= List of consuls general of India in the French India =

The Indian consul-general to the French Establishments in India (French India) was the chief diplomatic representative of India to the French Republic for the French Establishments in India housed in the 7 rue de Capuchins, Pondicherry. It was created after Indian independence in 1947 and existed until the de facto transfer of the French possessions to India on 1 November 1954.

The inaugural consul-general for India in the French Establishments in India at Pondicherry was Mirza Rashid Ali Baig who held the post between 1947 and 1949. This consulate had jurisdiction over the Portuguese possessions in India as well The last diplomat who hold this office was Kewal Singh who took charge as Chief Commissioner shortly before the de facto transfer in 1954.

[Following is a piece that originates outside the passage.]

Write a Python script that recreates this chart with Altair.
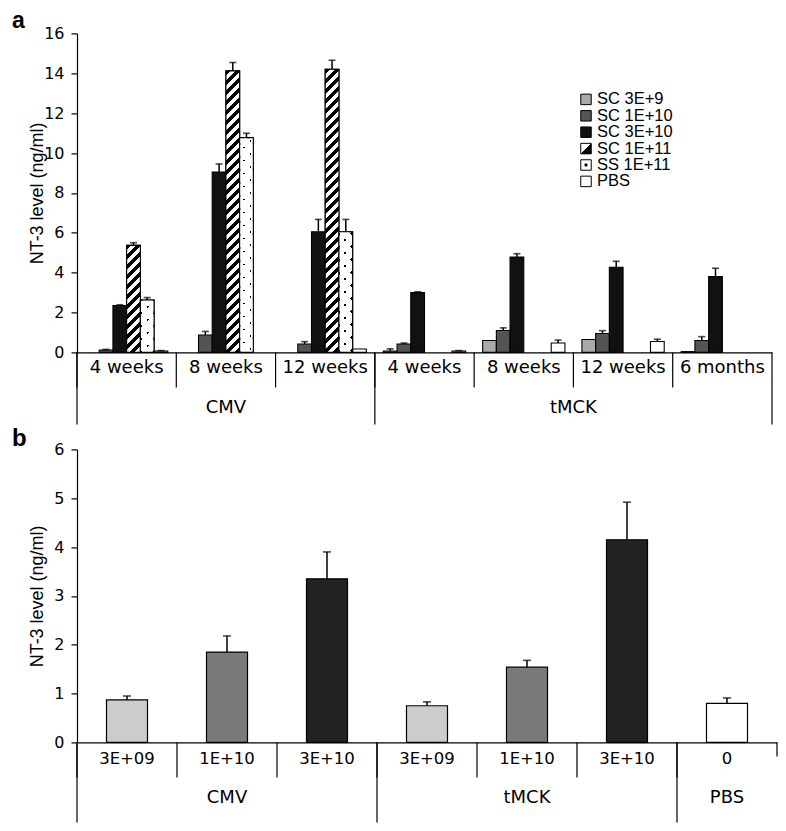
import altair as alt
import pandas as pd

FONT = "Liberation Sans"
WIDE = "DejaVu Sans"
BLACK = "#000000"
WHITE = "#ffffff"
CLEAR = "rgba(255,255,255,0)"

# ---------------- panel a data ----------------
a_cats = ["CMV|4 weeks", "CMV|8 weeks", "CMV|12 weeks",
          "tMCK|4 weeks", "tMCK|8 weeks", "tMCK|12 weeks", "tMCK|6 months"]
a_series = ["SC 3E+9", "SC 1E+10", "SC 3E+10", "SC 1E+11", "SS 1E+11", "PBS"]
a_colors = ["#a9a9a9", "#545454", "#111111", "#ffffff", "#ffffff", "#ffffff"]

a_sc3e9 = [None, None, None, 0.07, 0.60, 0.65, 0.04]
a_sc1e10 = [0.12, 0.87, 0.42, 0.42, 1.10, 0.95, 0.60]
a_sc3e10 = [2.35, 9.05, 6.05, 3.00, 4.78, 4.27, 3.80]
a_sc1e11 = [5.37, 14.12, 14.20, None, None, None, None]
a_ss1e11 = [2.63, 10.77, 6.05, None, None, None, None]
a_pbs = [0.07, None, 0.17, 0.07, 0.47, 0.55, None]

a_sc3e9_err = [None, None, None, 0.11, 0.0, 0.0, 0.0]
a_sc1e10_err = [0.03, 0.18, 0.12, 0.05, 0.13, 0.14, 0.19]
a_sc3e10_err = [0.04, 0.40, 0.62, 0.04, 0.17, 0.30, 0.42]
a_sc1e11_err = [0.13, 0.42, 0.45, None, None, None, None]
a_ss1e11_err = [0.12, 0.22, 0.62, None, None, None, None]
a_pbs_err = [0.02, None, 0.0, 0.02, 0.15, 0.11, None]

# ---------------- panel b data ----------------
b_cats = ["CMV|3E+09", "CMV|1E+10", "CMV|3E+10",
          "tMCK|3E+09", "tMCK|1E+10", "tMCK|3E+10", "PBS|0"]
b_vals = [0.87, 1.85, 3.35, 0.75, 1.54, 4.15, 0.80]
b_err = [0.08, 0.33, 0.55, 0.08, 0.14, 0.77, 0.11]
b_colors = ["#cccccc", "#7a7a7a", "#222222", "#cccccc", "#7a7a7a", "#222222", "#ffffff"]

# ---------------- layout ----------------
WA, HA = 695, 319
WB, HB = 700, 293
SLOT_PAD = 0.62
SLOT_W = WA / 7 / (6 + 2 * SLOT_PAD)
PXA = HA / 16.0

rows = []
for s, vals, errs in zip(a_series,
                         [a_sc3e9, a_sc1e10, a_sc3e10, a_sc1e11, a_ss1e11, a_pbs],
                         [a_sc3e9_err, a_sc1e10_err, a_sc3e10_err, a_sc1e11_err, a_ss1e11_err, a_pbs_err]):
    for c, v, e in zip(a_cats, vals, errs):
        if v is None:
            continue
        rows.append(dict(cat=c, series=s, v=v, err=e, hi=v + e))
dfa = pd.DataFrame(rows)

dfb = pd.DataFrame(dict(cat=b_cats, v=b_vals, err=b_err, color=b_colors))
dfb["hi"] = dfb["v"] + dfb["err"]


def diag_grad(w, h, period, frac, on, off, reverse=False):
    a = w * (w + h) / (w * w + h * h)
    b = h * (w + h) / (w * w + h * h)
    n = (w + h) / period
    stops = []
    k = 0
    while k < n:
        s = k / n
        e = min((k + frac) / n, 1.0)
        f = min((k + 1) / n, 1.0)
        stops += [(s, on), (e, on), (e, off), (f, off)]
        k += 1
    g = {"gradient": "linear", "stops": [{"offset": round(o, 5), "color": c} for o, c in stops]}
    if reverse:
        g.update(x1=0, y1=1, x2=a, y2=1 - b)
    else:
        g.update(x1=0, y1=0, x2=a, y2=b)
    return g


xaxis_a = alt.Axis(title=None, labelExpr="split(datum.label, '|')[1]", ticks=False, tickSize=0,
                   domainColor="black", domainWidth=1.2, labelFont=WIDE, labelFontSize=18,
                   labelColor="black", labelBaseline="middle", labelPadding=15, labelAngle=0,
                   labelLimit=300, grid=False)
yaxis_a = alt.Axis(title="NT-3 level (ng/ml)", values=list(range(0, 17, 2)), tickSize=6,
                   tickColor="black", tickWidth=1.2, domainColor="black", domainWidth=1.2,
                   labelFont=WIDE, labelFontSize=16, labelColor="black", labelPadding=7,
                   titleFontSize=18, titleFontWeight="normal", titleColor="black", titleX=-40,
                   titleBaseline="middle", grid=False)


def xa(band=None):
    kw = {} if band is None else {"bandPosition": band}
    return alt.X("cat:N", sort=a_cats, scale=alt.Scale(domain=a_cats, paddingInner=0, paddingOuter=0),
                 axis=xaxis_a, **kw)


def xo():
    return alt.XOffset("series:N", sort=a_series,
                       scale=alt.Scale(domain=a_series, paddingInner=0, paddingOuter=SLOT_PAD))


def ya(field="v"):
    return alt.Y(f"{field}:Q", scale=alt.Scale(domain=[0, 16], nice=False), axis=yaxis_a)


bars_a = alt.Chart(dfa).mark_bar(stroke="black", strokeWidth=1.1).encode(
    x=xa(), xOffset=xo(), y=ya(),
    fill=alt.Fill("series:N", sort=a_series, scale=alt.Scale(domain=a_series, range=a_colors),
                  legend=None),
)

overlays = []
for c, v in zip(a_cats, a_sc1e11):
    if v is None:
        continue
    g = diag_grad(SLOT_W, v * PXA, 10, 0.5, BLACK, WHITE)
    overlays.append(
        alt.Chart(dfa).transform_filter((alt.datum.cat == c) & (alt.datum.series == "SC 1E+11"))
        .mark_bar(fill=g, stroke="black", strokeWidth=1.1)
        .encode(x=xa(), xOffset=xo(), y=ya())
    )
for c, v in zip(a_cats, a_ss1e11):
    if v is None:
        continue
    h = v * PXA
    g1 = diag_grad(SLOT_W, h, 13, 0.2, BLACK, CLEAR)
    g2 = diag_grad(SLOT_W, h, 13, 0.2, CLEAR, WHITE, reverse=True)
    base = alt.Chart(dfa).transform_filter((alt.datum.cat == c) & (alt.datum.series == "SS 1E+11"))
    overlays.append(base.mark_bar(fill=g1).encode(x=xa(), xOffset=xo(), y=ya()))
    overlays.append(base.mark_bar(fill=g2, stroke="black", strokeWidth=1.1)
                    .encode(x=xa(), xOffset=xo(), y=ya()))

erra = dfa[dfa["err"] > 0]
err_rule_a = alt.Chart(erra).mark_rule(color="black", strokeWidth=1.5).encode(
    x=xa(), xOffset=xo(), y=ya("v"), y2="hi:Q")
err_cap_a = alt.Chart(erra).mark_tick(color="black", thickness=1.6, size=7).encode(
    x=xa(), xOffset=xo(), y=ya("hi"))

div_short_a = alt.Chart(pd.DataFrame({"cat": a_cats})).mark_rule(color="black", strokeWidth=1.2).encode(
    x=xa(0), y=alt.value(HA), y2=alt.value(HA + 35))
div_long_a = alt.Chart(pd.DataFrame({"cat": [a_cats[0], a_cats[3]]})).mark_rule(
    color="black", strokeWidth=1.2).encode(x=xa(0), y=alt.value(HA), y2=alt.value(HA + 72))
div_end_a = alt.Chart(pd.DataFrame({"cat": [a_cats[-1]]})).mark_rule(
    color="black", strokeWidth=1.2).encode(x=xa(1), y=alt.value(HA), y2=alt.value(HA + 72))

grp_a = []
for lab, cat, bp in [("CMV", "CMV|8 weeks", 0.5), ("tMCK", "tMCK|12 weeks", 0.0)]:
    grp_a.append(alt.Chart(pd.DataFrame({"cat": [cat], "lab": [lab]})).mark_text(
        font=WIDE, fontSize=18, baseline="middle", color="black").encode(
        x=xa(bp), y=alt.value(HA + 56), text="lab:N"))

letter_a = alt.Chart(pd.DataFrame({"t": ["a"]})).mark_text(
    align="left", baseline="alphabetic", fontSize=23, fontWeight="bold", color="black",
    x=-65, y=-5).encode(text="t:N")

main_a = alt.layer(bars_a, *overlays, err_rule_a, err_cap_a, div_short_a, div_long_a, div_end_a,
                   *grp_a, letter_a)

# ---- legend (in-plot) ----
leg_df = pd.DataFrame({"series": a_series, "color": a_colors})
leg_y = alt.Y("series:N", sort=a_series,
              scale=alt.Scale(type="point", domain=a_series, range=[66, 148], padding=0), axis=None)
leg_plain = alt.Chart(leg_df).transform_filter(
    (alt.datum.series != "SC 1E+11") & (alt.datum.series != "SS 1E+11")
).mark_square(size=110, stroke="black", strokeWidth=1, opacity=1).encode(
    x=alt.value(509), y=leg_y, fill=alt.Fill("color:N", scale=None))
hatch_sym = {"gradient": "linear", "x1": 0, "y1": 0, "x2": 1, "y2": 1,
             "stops": [{"offset": 0, "color": WHITE}, {"offset": 0.5, "color": WHITE},
                       {"offset": 0.5, "color": BLACK}, {"offset": 1, "color": BLACK}]}
dot_sym = {"gradient": "radial", "x1": 0.5, "y1": 0.5, "r1": 0, "x2": 0.5, "y2": 0.5, "r2": 0.5,
           "stops": [{"offset": 0, "color": BLACK}, {"offset": 0.28, "color": BLACK},
                     {"offset": 0.28, "color": WHITE}, {"offset": 1, "color": WHITE}]}
leg_hatch = alt.Chart(leg_df).transform_filter(alt.datum.series == "SC 1E+11").mark_square(
    size=110, stroke="black", strokeWidth=1, fill=hatch_sym, opacity=1).encode(x=alt.value(509), y=leg_y)
leg_dot = alt.Chart(leg_df).transform_filter(alt.datum.series == "SS 1E+11").mark_square(
    size=110, stroke="black", strokeWidth=1, fill=dot_sym, opacity=1).encode(x=alt.value(509), y=leg_y)
leg_text = alt.Chart(leg_df).mark_text(align="left", baseline="middle", fontSize=16.5, color="black").encode(
    x=alt.value(520), y=leg_y, text="series:N")
legend_a = alt.layer(leg_plain, leg_hatch, leg_dot, leg_text)

panel_a = alt.layer(main_a, legend_a).resolve_scale(y="independent").properties(width=WA, height=HA)

# ---------------- panel b ----------------
xaxis_b = alt.Axis(title=None, labelExpr="split(datum.label, '|')[1]", ticks=False, tickSize=0,
                   domainColor="black", domainWidth=1.2, labelFont=WIDE, labelFontSize=16.5,
                   labelColor="black", labelBaseline="middle", labelPadding=16, labelAngle=0,
                   labelLimit=300, grid=False)
yaxis_b = alt.Axis(title="NT-3 level (ng/ml)", values=list(range(0, 7)), tickSize=6,
                   tickColor="black", tickWidth=1.2, domainColor="black", domainWidth=1.2,
                   labelFont=WIDE, labelFontSize=16, labelColor="black", labelPadding=7,
                   titleFontSize=18, titleFontWeight="normal", titleColor="black", titleX=-40,
                   titleBaseline="middle", grid=False)


def xb(band=None):
    kw = {} if band is None else {"bandPosition": band}
    return alt.X("cat:N", sort=b_cats, scale=alt.Scale(domain=b_cats, paddingInner=0, paddingOuter=0),
                 axis=xaxis_b, **kw)


def yb(field="v"):
    return alt.Y(f"{field}:Q", scale=alt.Scale(domain=[0, 6], nice=False), axis=yaxis_b)


bars_b = alt.Chart(dfb).mark_bar(stroke="black", strokeWidth=1.2, width={"band": 0.41}).encode(
    x=xb(), y=yb(), fill=alt.Fill("color:N", scale=None))
err_rule_b = alt.Chart(dfb).mark_rule(color="black", strokeWidth=1.5).encode(x=xb(), y=yb("v"), y2="hi:Q")
err_cap_b = alt.Chart(dfb).mark_tick(color="black", thickness=1.6, size=8).encode(x=xb(), y=yb("hi"))

div_short_b = alt.Chart(pd.DataFrame({"cat": b_cats})).mark_rule(color="black", strokeWidth=1.2).encode(
    x=xb(0), y=alt.value(HB), y2=alt.value(HB + 35))
div_long_b = alt.Chart(pd.DataFrame({"cat": [b_cats[0], b_cats[3], b_cats[6]]})).mark_rule(
    color="black", strokeWidth=1.2).encode(x=xb(0), y=alt.value(HB), y2=alt.value(HB + 80))
div_end_b = alt.Chart(pd.DataFrame({"cat": [b_cats[-1]]})).mark_rule(
    color="black", strokeWidth=1.2).encode(x=xb(1), y=alt.value(HB), y2=alt.value(HB + 14))

grp_b = []
for lab, cat in [("CMV", "CMV|1E+10"), ("tMCK", "tMCK|1E+10"), ("PBS", "PBS|0")]:
    grp_b.append(alt.Chart(pd.DataFrame({"cat": [cat], "lab": [lab]})).mark_text(
        font=WIDE, fontSize=18, baseline="middle", color="black").encode(
        x=xb(), y=alt.value(HB + 56), text="lab:N"))

letter_b = alt.Chart(pd.DataFrame({"t": ["b"]})).mark_text(
    align="left", baseline="alphabetic", fontSize=24, fontWeight="bold", color="black",
    x=-65, y=-3).encode(text="t:N")

panel_b = alt.layer(bars_b, err_rule_b, err_cap_b, div_short_b, div_long_b, div_end_b,
                    *grp_b, letter_b).properties(width=WB, height=HB)

chart = alt.vconcat(panel_a, panel_b, spacing=2).properties(
    padding={"left": 4, "top": 2.4, "right": 0, "bottom": 0}
).configure(font=FONT, background="white").configure_view(stroke=None)

chart.save("out.html", embed_options={"renderer": "svg", "actions": False})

==List of consuls-general==

| No. | Name | Took office | Left office |
|---|---|---|---|
| 2 | Mirza Rashid Ali Baig | circa 1947 | November 1949 |
| 2 | S.K. Banerjee | 31 November 1949 | June 1950 |
| 3 | R.K. Tandon | 10 June 1950 | circa October 1953 |
| 4 | Kewal Singh | circa October 1953 | 21 October 1954 |

==Cessation of consulate==
De facto transfer of the French Establishments in India occurred on 1 November 1954.
A chief commissioner, appointed by Government of India, replaced the last French Commissioner of French India, Georges Escargueil. Then consul-general Kewal Singh was appointed as the first chief commissioner of French Establishments in India, immediately after the Kizhoor referendum, on 21 October 1954, as per Foreign Jurisdiction Act, 1947. The chief commissioner had the powers of the former French commissioner, but was under the direct control of the Union Government.